「子どもは褒めて育てる」
学校関係者の人も、子育て中の人も、どこかで一度は聞いたことがあると思います。一度どころか毎日聞くレベルです。
賛否両論あるとは思いますが、もう20代30代の方で褒めて育てる教育を知らない人はいないでしょう。
ちなみに自分は褒めて育てる賛成派です。人生において重要なのは自尊心であり、それは成功体験によって生まれると思っているので。
さて、褒めて育てるとは言っても、何でもかんでも褒めればいいというものでもありません。

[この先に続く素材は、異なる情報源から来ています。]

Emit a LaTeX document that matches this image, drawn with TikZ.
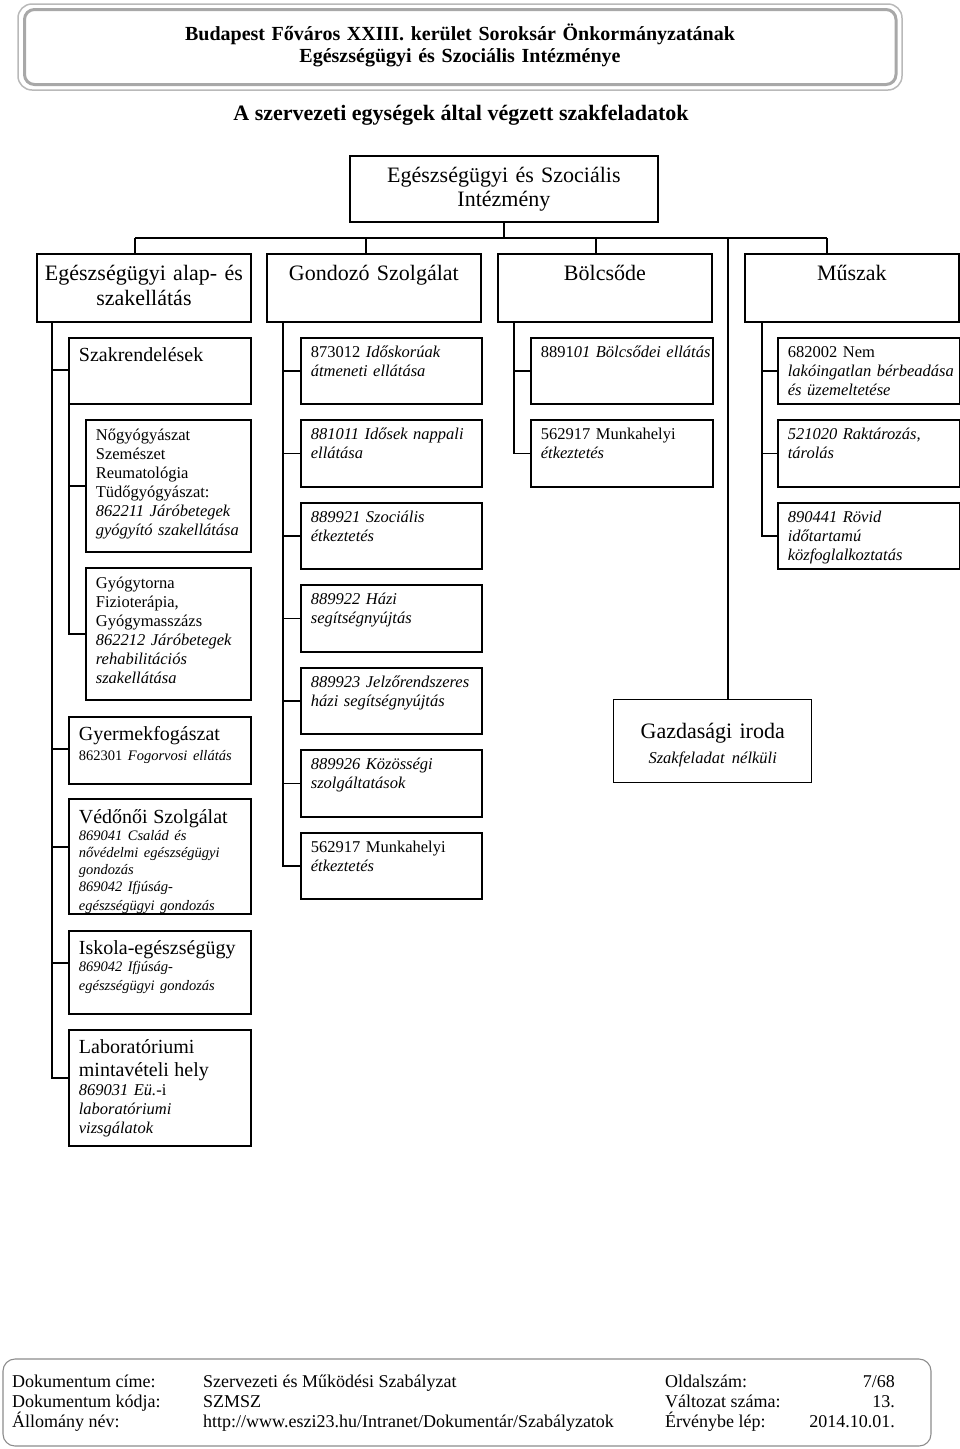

褒め方を間違えると、望ましくない類の自尊心が身についてしまいます。
褒めるタイミングの悪い例
間違った褒め方とは「他者と比較して褒めること」。
- あの子より足が速かったね
- あの子より早く食べ終わったね
これ、まずいんです。達成感や成長を実感せずにただただ優越感だけが育ってしまいます。
そして待ち受けているのは挫折。それこそ達成感が伴っていないことから、ちょっと失敗した時に脆いんです。
達成感の蓄積が無いから自分を信じられないんですね。
子どもを褒める良いタイミングは?
褒めるべきタイミングは子どもに成功や変化があった時です。
- 今日はきゅうり食べれたね
- 昨日より早く片付けが終わったね
比べるべきはその子自身。
褒めるとは、その子の過去と現在の比較を大人が代理してあげることです。
よくポートフォリオ評価がうんたらかんたらって言いますが、それです。過去の自分と今の自分を比べることで、成長を実感することができるわけですね。
発達障害と褒める指導
自閉傾向の子は声での説明が通りにくかった
以前、自閉傾向の強い子に褒める指導をする際にひと工夫加えた話をしますね。
褒めるとは過去の自分と比較し成長を実感すること!
とは言いますが、その子は声で褒めてもそれが伝わらなかったんですよ。
キョトン?です。
成長を感じられる姿をビデオに撮って見せてみた
そこでこっそりビデオを撮ったんです。
- 片付けが間に合わなくてチャイムが鳴ってしまった時の映像。
- そして片付けを時間内に終えられて授業開始に間に合った時の映像。
この2つをその子に見せたんです。
するとその子は、
「先生!すごいですねこれ。間に合ってますよ」
と、なんだか他人事みたいに感想を言ってきました。
そこで改めて、
「〇〇くん、片付けが間に合うようになったね。大人になったね」
と話しかけると、その子はようやく「やったー!」と喜びました。
褒める=成長を実感させる
成長、つまり行動の変化を実感させること
その原則さえ踏まえておけば、どう伝えるかは支援者の工夫次第。
教員の専門性とは伝える技術ですから、その子に合わせてあれこれ工夫してみればいいんです。
褒める指導で自己肯定感を伸ばす
褒めることで自分の成長を実感させてあげてください。子どもの育ちは自己肯定感次第です。
発達障害の子が将来時代を切り裂く刃となれるか、それとも失敗を恐れ埋もれていくか。それは自分に自信を持てているか、自己肯定感を守ったまま大人になれたかどうか次第だと思います。